Here are five things we learned from watching the Jets belt the Vikings at new Meadowlands Stadium.
1. LaDainian Tomlinson is moving into the fringe of the MVP conversation. It is rare that running backs north of age 30 reinvent themselves, but the 31-year-old Tomlinson is maybe the greatest revelation of the young 2010 season. For every Marcus Allen, who averaged 4.3 yards a carry as a 35-year-old Kansas City Chief, there have been hundreds more who looked lost searching for a rebirth in a different uniform (think Franco Harris with the Seahawks or Tony Dorsett with the Broncos). Tomlinson entered Monday night's game against the Vikings averaging 6.1 yards a carry. He gained 94 more yards on 20 carries (4.7 yards per attempt) against Minnesota.
After fighting through injuries at the end of his stay in San Diego, Tomlinson is healthy and dancing through the holes being created by the bulldozing Jets' offensive line. Tomlinson's vision, shiftiness and speed could always be counted on during his heyday in San Diego. The Jets might ride his rejuvenated legs deep into the postseason.
2. Brett Favre can't survive the season. Can he? Though he came to life in the second half against the Jets before throwing a game-ending interception, Favre is getting battered in 2010. In years past, Favre could always count on his movement and strength to get up from the inevitable shots a quarterback takes, but what's going to happen when Ndamukong Suh and Clay Matthews Jr. get a few more licks on him? It took three Vikings veterans and a private plane to get Favre back to Minnesota this season -- and we're starting to see why.
Favre said the tendinitis in his throwing elbow is as bad as it's been this season. (He wore a white sleeve on the elbow after the game.) After his remarkable 2009 (33 TDs/7 INTs), Favre understood how hard it would be for him and Minnesota to duplicate that run. Like any great but aging athlete, the glimpses of the former self occasionally flicker. But at 41 --and on a 1-3 team -- this season appears headed for a disappointing finish. Even Randy Moss's presence won't be enough.

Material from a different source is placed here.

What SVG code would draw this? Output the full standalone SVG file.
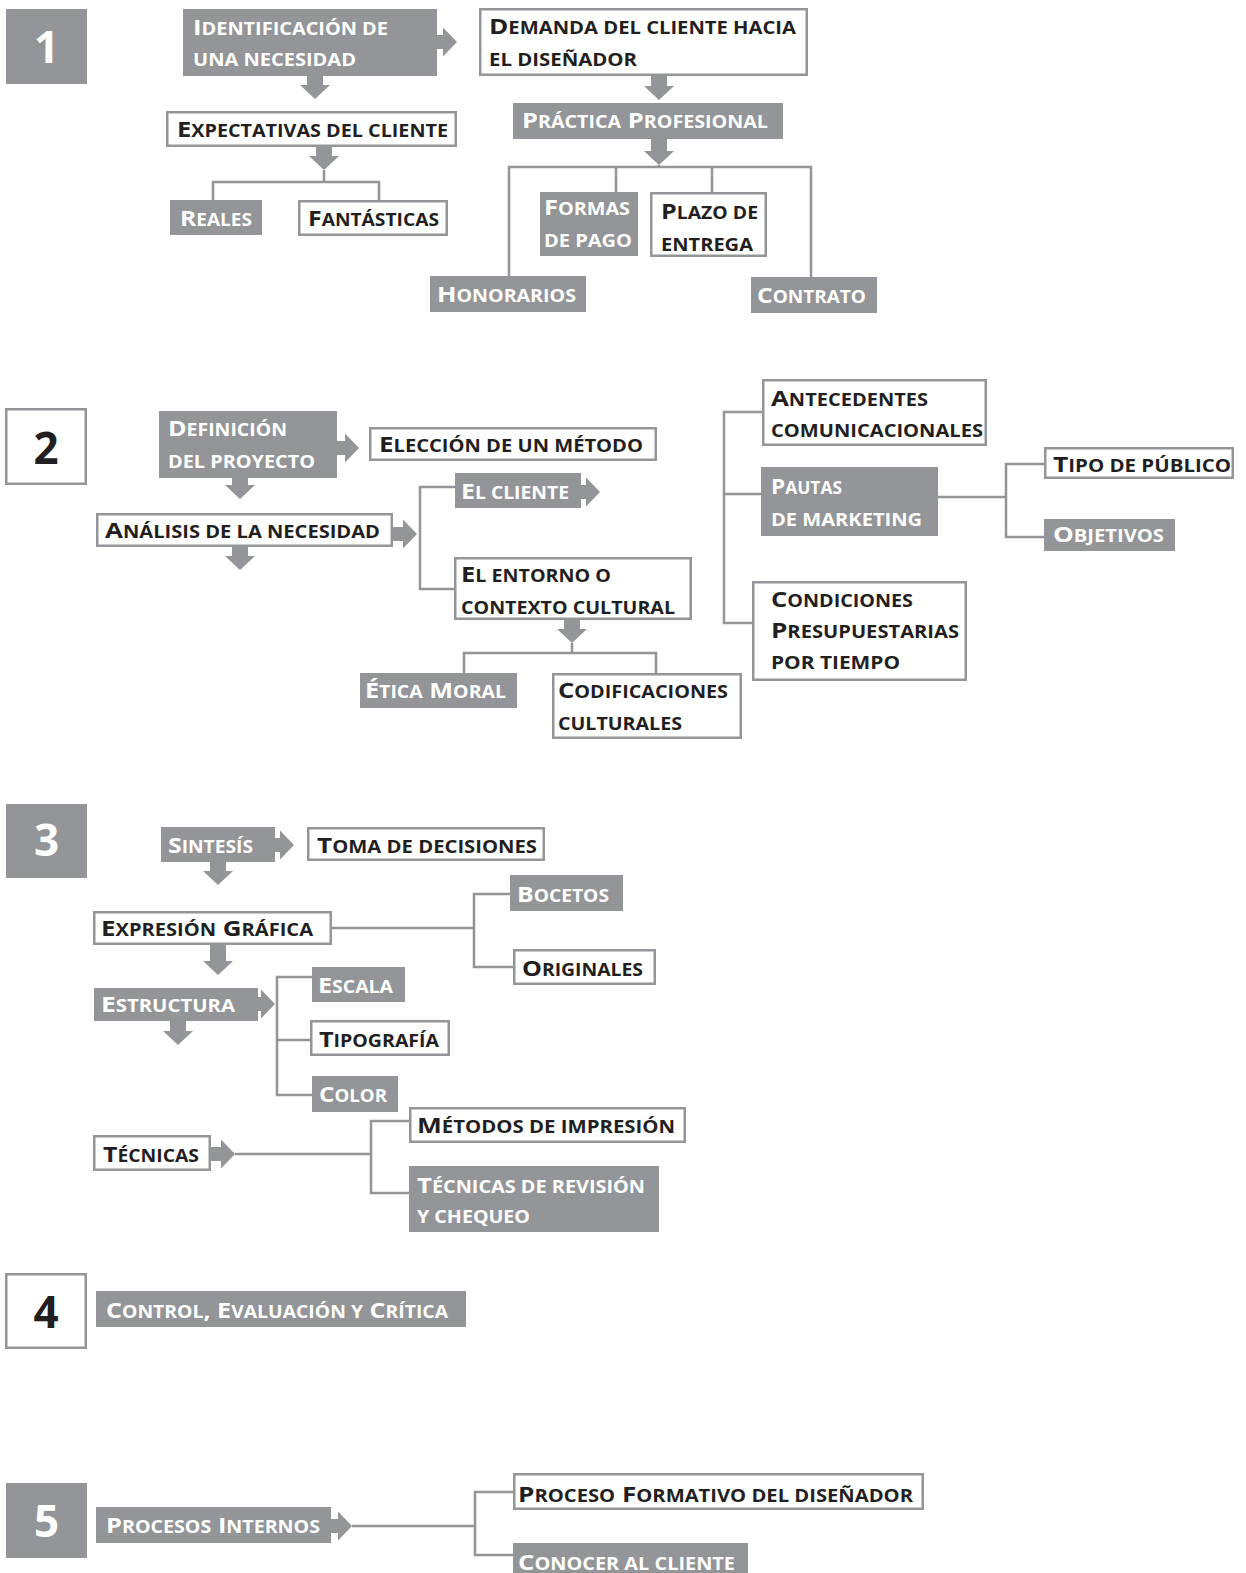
<svg xmlns="http://www.w3.org/2000/svg" width="1246" height="1573" viewBox="0 0 1246 1573">
<style>
.g{fill:#939598}
.w{fill:#fff;stroke:#939598;stroke-width:2.5}
text{font-family:"Open Sans","Liberation Sans",sans-serif;font-weight:700;font-size:22px}
.s{font-size:17px}
.tw{fill:#fff}
.tb{fill:#231f20}
.num{font-size:44px;text-anchor:middle}
.c{fill:none;stroke:#939598;stroke-width:2.5}
.a{fill:#939598}
</style>
<rect width="1246" height="1573" fill="#fff"/>
<g id="connectors">
<path class="c" d="M324,170V182M213,200V182H379V200"/>
<path class="c" d="M659,165V167M509,276V167H811V277M616,192V167M712,192V167"/>
<path class="c" d="M455,487H420V589H454"/>
<path class="c" d="M572,643V653M464,673V653H656V673"/>
<path class="c" d="M762,412H724V623H752M724,494H761"/>
<path class="c" d="M938,497H1006M1044,464H1006V537H1044"/>
<path class="c" d="M332,928H474M510,894H474V967H513"/>
<path class="c" d="M312,977H277V1095H312M277,1040H310"/>
<path class="c" d="M235,1154H371M409,1121H371V1193H409"/>
<path class="c" d="M352,1526H475M513,1492H475V1555H513"/>
<path class="a" d="M307,76V85H300L315,99L330,85H323V76Z"/>
<path class="a" d="M316,147V156H309L324,170L339,156H332V147Z"/>
<path class="a" d="M651,76V86H644L659,100L674,86H667V76Z"/>
<path class="a" d="M651,139V151H644L659,165L674,151H667V139Z"/>
<path class="a" d="M232,478V485H225L240,499L255,485H248V478Z"/>
<path class="a" d="M232,547V556H225L240,570L255,556H248V547Z"/>
<path class="a" d="M564,620V629H557L572,643L587,629H580V620Z"/>
<path class="a" d="M210,862V871H203L218,885L233,871H226V862Z"/>
<path class="a" d="M210,945V961H203L218,975L233,961H226V945Z"/>
<path class="a" d="M170,1021V1031H163L178,1045L193,1031H186V1021Z"/>
<path class="a" d="M437,35H443V27.5L457,42L443,56.5V49H437Z"/>
<path class="a" d="M337,441H345V433.5L359,448L345,462.5V455H337Z"/>
<path class="a" d="M393,527H403V519.5L417,534L403,548.5V541H393Z"/>
<path class="a" d="M581,485H586V477.5L600,492L586,506.5V499H581Z"/>
<path class="a" d="M275,838H280V830.5L294,845L280,859.5V852H275Z"/>
<path class="a" d="M258,997H261V989.5L275,1004L261,1018.5V1011H258Z"/>
<path class="a" d="M211,1147H221V1139.5L235,1154L221,1168.5V1161H211Z"/>
<path class="a" d="M331,1519H338V1511.5L352,1526L338,1540.5V1533H331Z"/>
</g>
<g id="s1"><rect class="g" x="6" y="9" width="81" height="75"/><text class="num tw" x="46.5" y="63">1</text></g>
<g id="s2"><rect class="w" x="6.25" y="409.25" width="79.5" height="74.5"/><text class="num tb" x="46" y="464">2</text></g>
<g id="s3"><rect class="g" x="6" y="804" width="81" height="74"/><text class="num tw" x="46.5" y="856">3</text></g>
<g id="s4"><rect class="w" x="6.25" y="1274.25" width="79.5" height="73.5"/><text class="num tb" x="46" y="1328">4</text></g>
<g id="s5"><rect class="g" x="6" y="1483" width="81" height="75"/><text class="num tw" x="46.5" y="1537">5</text></g>

<g id="n-ident"><rect class="g" x="183" y="9" width="254" height="67"/><text class="tw" x="193" y="35" textLength="195" lengthAdjust="spacingAndGlyphs">I<tspan class="s">DENTIFICACIÓN DE</tspan></text><text class="tw s" x="193" y="66" textLength="163" lengthAdjust="spacingAndGlyphs">UNA NECESIDAD</text></g>
<g id="n-expect"><rect class="w" x="167.25" y="112.25" width="288.5" height="33.5"/><text class="tb" x="177" y="137" textLength="271" lengthAdjust="spacingAndGlyphs">E<tspan class="s">XPECTATIVAS DEL CLIENTE</tspan></text></g>
<g id="n-reales"><rect class="g" x="170" y="200" width="92" height="35"/><text class="tw" x="180" y="226" textLength="72" lengthAdjust="spacingAndGlyphs">R<tspan class="s">EALES</tspan></text></g>
<g id="n-fant"><rect class="w" x="299.25" y="201.25" width="147.5" height="33.5"/><text class="tb" x="308" y="226" textLength="131" lengthAdjust="spacingAndGlyphs">F<tspan class="s">ANTÁSTICAS</tspan></text></g>
<g id="n-demanda"><rect class="w" x="480.25" y="9.25" width="326.5" height="65.5"/><text class="tb" x="489" y="34" textLength="307" lengthAdjust="spacingAndGlyphs">D<tspan class="s">EMANDA DEL CLIENTE HACIA</tspan></text><text class="tb s" x="489" y="66" textLength="148" lengthAdjust="spacingAndGlyphs">EL DISEÑADOR</text></g>
<g id="n-practica"><rect class="g" x="513" y="103" width="270" height="36"/><text class="tw" x="522" y="128" textLength="246" lengthAdjust="spacingAndGlyphs">P<tspan class="s">RÁCTICA</tspan> P<tspan class="s">ROFESIONAL</tspan></text></g>
<g id="n-formas"><rect class="g" x="540" y="192" width="98" height="64"/><text class="tw" x="544" y="215" textLength="86" lengthAdjust="spacingAndGlyphs">F<tspan class="s">ORMAS</tspan></text><text class="tw s" x="544" y="247" textLength="88" lengthAdjust="spacingAndGlyphs">DE PAGO</text></g>
<g id="n-plazo"><rect class="w" x="651.25" y="193.25" width="114.5" height="62.5"/><text class="tb" x="661" y="219" textLength="97" lengthAdjust="spacingAndGlyphs">P<tspan class="s">LAZO DE</tspan></text><text class="tb s" x="661" y="251" textLength="92" lengthAdjust="spacingAndGlyphs">ENTREGA</text></g>
<g id="n-honor"><rect class="g" x="430" y="276" width="156" height="36"/><text class="tw" x="437" y="302" textLength="139" lengthAdjust="spacingAndGlyphs">H<tspan class="s">ONORARIOS</tspan></text></g>
<g id="n-contrato"><rect class="g" x="751" y="277" width="126" height="36"/><text class="tw" x="757" y="303" textLength="109" lengthAdjust="spacingAndGlyphs">C<tspan class="s">ONTRATO</tspan></text></g>

<g id="n-defin"><rect class="g" x="159" y="411" width="178" height="67"/><text class="tw" x="168" y="436" textLength="119" lengthAdjust="spacingAndGlyphs">D<tspan class="s">EFINICIÓN</tspan></text><text class="tw s" x="168" y="468" textLength="147" lengthAdjust="spacingAndGlyphs">DEL PROYECTO</text></g>
<g id="n-eleccion"><rect class="w" x="370.25" y="428.25" width="285.5" height="31.5"/><text class="tb" x="379" y="452" textLength="264" lengthAdjust="spacingAndGlyphs">E<tspan class="s">LECCIÓN DE UN MÉTODO</tspan></text></g>
<g id="n-analisis"><rect class="w" x="97.25" y="514.25" width="294.5" height="31.5"/><text class="tb" x="105" y="538" textLength="275" lengthAdjust="spacingAndGlyphs">A<tspan class="s">NÁLISIS DE LA NECESIDAD</tspan></text></g>
<g id="n-cliente"><rect class="g" x="455" y="473" width="126" height="35"/><text class="tw" x="461" y="499" textLength="108" lengthAdjust="spacingAndGlyphs">E<tspan class="s">L CLIENTE</tspan></text></g>
<g id="n-entorno"><rect class="w" x="455.25" y="558.25" width="235.5" height="60.5"/><text class="tb" x="461" y="582" textLength="150" lengthAdjust="spacingAndGlyphs">E<tspan class="s">L ENTORNO O</tspan></text><text class="tb s" x="461" y="614" textLength="214" lengthAdjust="spacingAndGlyphs">CONTEXTO CULTURAL</text></g>
<g id="n-etica"><rect class="g" x="360" y="673" width="157" height="35"/><text class="tw" x="365" y="698" textLength="141" lengthAdjust="spacingAndGlyphs">É<tspan class="s">TICA</tspan> M<tspan class="s">ORAL</tspan></text></g>
<g id="n-codif"><rect class="w" x="553.25" y="674.25" width="187.5" height="63.5"/><text class="tb" x="558" y="698" textLength="170" lengthAdjust="spacingAndGlyphs">C<tspan class="s">ODIFICACIONES</tspan></text><text class="tb s" x="558" y="730" textLength="124" lengthAdjust="spacingAndGlyphs">CULTURALES</text></g>
<g id="n-antec"><rect class="w" x="763.25" y="380.25" width="222.5" height="64.5"/><text class="tb" x="771" y="406" textLength="157" lengthAdjust="spacingAndGlyphs">A<tspan class="s">NTECEDENTES</tspan></text><text class="tb s" x="771" y="437" textLength="212" lengthAdjust="spacingAndGlyphs">COMUNICACIONALES</text></g>
<g id="n-pautas"><rect class="g" x="761" y="467" width="177" height="69"/><text class="tw" x="771" y="494" textLength="71" lengthAdjust="spacingAndGlyphs">P<tspan class="s">AUTAS</tspan></text><text class="tw s" x="771" y="526" textLength="151" lengthAdjust="spacingAndGlyphs">DE MARKETING</text></g>
<g id="n-tipo"><rect class="w" x="1045.25" y="448.25" width="187.5" height="29.5"/><text class="tb" x="1053" y="472" textLength="178" lengthAdjust="spacingAndGlyphs">T<tspan class="s">IPO DE PÚBLICO</tspan></text></g>
<g id="n-obj"><rect class="g" x="1044" y="519" width="131" height="32"/><text class="tw" x="1053" y="542" textLength="111" lengthAdjust="spacingAndGlyphs">O<tspan class="s">BJETIVOS</tspan></text></g>
<g id="n-cond"><rect class="w" x="753.25" y="582.25" width="212.5" height="97.5"/><text class="tb" x="771" y="607" textLength="142" lengthAdjust="spacingAndGlyphs">C<tspan class="s">ONDICIONES</tspan></text><text class="tb" x="771" y="638" textLength="188" lengthAdjust="spacingAndGlyphs">P<tspan class="s">RESUPUESTARIAS</tspan></text><text class="tb s" x="771" y="669" textLength="129" lengthAdjust="spacingAndGlyphs">POR TIEMPO</text></g>

<g id="n-sintesis"><rect class="g" x="161" y="827" width="114" height="35"/><text class="tw" x="168" y="853" textLength="85" lengthAdjust="spacingAndGlyphs">S<tspan class="s">INTESÍS</tspan></text></g>
<g id="n-toma"><rect class="w" x="308.25" y="828.25" width="235.5" height="31.5"/><text class="tb" x="317" y="853" textLength="220" lengthAdjust="spacingAndGlyphs">T<tspan class="s">OMA DE DECISIONES</tspan></text></g>
<g id="n-expres"><rect class="w" x="94.25" y="912.25" width="236.5" height="31.5"/><text class="tb" x="101" y="936" textLength="212" lengthAdjust="spacingAndGlyphs">E<tspan class="s">XPRESIÓN</tspan> G<tspan class="s">RÁFICA</tspan></text></g>
<g id="n-bocetos"><rect class="g" x="510" y="875" width="113" height="36"/><text class="tw" x="517" y="902" textLength="92" lengthAdjust="spacingAndGlyphs">B<tspan class="s">OCETOS</tspan></text></g>
<g id="n-orig"><rect class="w" x="514.25" y="950.25" width="140.5" height="33.5"/><text class="tb" x="522" y="976" textLength="121" lengthAdjust="spacingAndGlyphs">O<tspan class="s">RIGINALES</tspan></text></g>
<g id="n-estruct"><rect class="g" x="94" y="988" width="164" height="33"/><text class="tw" x="101" y="1012" textLength="134" lengthAdjust="spacingAndGlyphs">E<tspan class="s">STRUCTURA</tspan></text></g>
<g id="n-escala"><rect class="g" x="312" y="967" width="93" height="35"/><text class="tw" x="318" y="993" textLength="75" lengthAdjust="spacingAndGlyphs">E<tspan class="s">SCALA</tspan></text></g>
<g id="n-tipog"><rect class="w" x="311.25" y="1021.25" width="137.5" height="33.5"/><text class="tb" x="319" y="1047" textLength="120" lengthAdjust="spacingAndGlyphs">T<tspan class="s">IPOGRAFÍA</tspan></text></g>
<g id="n-color"><rect class="g" x="312" y="1076" width="86" height="36"/><text class="tw" x="319" y="1102" textLength="68" lengthAdjust="spacingAndGlyphs">C<tspan class="s">OLOR</tspan></text></g>
<g id="n-tecnicas"><rect class="w" x="94.25" y="1136.25" width="115.5" height="33.5"/><text class="tb" x="103" y="1162" textLength="96" lengthAdjust="spacingAndGlyphs">T<tspan class="s">ÉCNICAS</tspan></text></g>
<g id="n-metodos"><rect class="w" x="410.25" y="1108.25" width="274.5" height="33.5"/><text class="tb" x="417" y="1133" textLength="258" lengthAdjust="spacingAndGlyphs">M<tspan class="s">ÉTODOS DE IMPRESIÓN</tspan></text></g>
<g id="n-revision"><rect class="g" x="409" y="1166" width="250" height="66"/><text class="tw" x="417" y="1193" textLength="228" lengthAdjust="spacingAndGlyphs">T<tspan class="s">ÉCNICAS DE REVISIÓN</tspan></text><text class="tw s" x="417" y="1223" textLength="113" lengthAdjust="spacingAndGlyphs">Y CHEQUEO</text></g>

<g id="n-control"><rect class="g" x="96" y="1291" width="370" height="36"/><text class="tw" x="106" y="1318" textLength="342" lengthAdjust="spacingAndGlyphs">C<tspan class="s">ONTROL</tspan>, E<tspan class="s">VALUACIÓN Y</tspan> C<tspan class="s">RÍTICA</tspan></text></g>
<g id="n-procesos"><rect class="g" x="96" y="1507" width="235" height="36"/><text class="tw" x="106" y="1533" textLength="214" lengthAdjust="spacingAndGlyphs">P<tspan class="s">ROCESOS</tspan> I<tspan class="s">NTERNOS</tspan></text></g>
<g id="n-formativo"><rect class="w" x="514.25" y="1474.25" width="408.5" height="34.5"/><text class="tb" x="518" y="1502" textLength="395" lengthAdjust="spacingAndGlyphs">P<tspan class="s">ROCESO</tspan> F<tspan class="s">ORMATIVO DEL DISEÑADOR</tspan></text></g>
<g id="n-conocer"><rect class="g" x="513" y="1543" width="235" height="34"/><text class="tw" x="518" y="1570" textLength="217" lengthAdjust="spacingAndGlyphs">C<tspan class="s">ONOCER AL CLIENTE</tspan></text></g>
</svg>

3. Mark Sanchez must make better decisions. Seems harsh saying that about a player who has yet to throw an interception this season, but the young Jets QB continues to be the biggest question mark on an otherwise deep and talented team. Against the Vikings, Sanchez's play was spotty, especially in the red zone. The more the field shrinks, the less comfortable Sanchez (191 yards passing, zero TDs) seems to be. Only some butterfingers in the Minnesota secondary kept Sanchez from throwing his first (and, possibly second) interception of the year.
The best news for the Jets: They don't need Sanchez to be great to reach the Super Bowl. But he has to be solid, and he wasn't Monday night.
4. Santonio Holmes didn't take long to become a threat in the Jets offense. Holmes, who lost the opening four games of the season to suspension, was targeted nine times by Sanchez, catching three passes for 41 yards. While those numbers don't jump off the stat sheet, Holmes was in Sanchez's vision all night, even if the quarterback couldn't always find him. The body control that made Holmes the MVP of Super Bowl XLIII has not deserted him.
"Everything was on point," Holmes said after the game. "The coaches allowed me to do as much as I could."
5. The allegations against Brett Favre appear to be weighing on the quarterback. Favre denied the NFL investigation into whether he sent lewd photos to a Jets employee is affecting him in any way, but he looked especially downtrodden following Minnesota's defeat. It's fair to wonder how the investigation will affect Favre and the Vikings going forward. As he dressed in front of his locker early Tuesday morning, Favre asked a member of the Vikings' public relations staff to turn off the television sets in the locker room.
The TVs were showing highlights of the game. Who knows what else they might have shown? Asked if the allegations against him were true or false, Favre said he only wanted to talk about the game. He looked like a beaten man.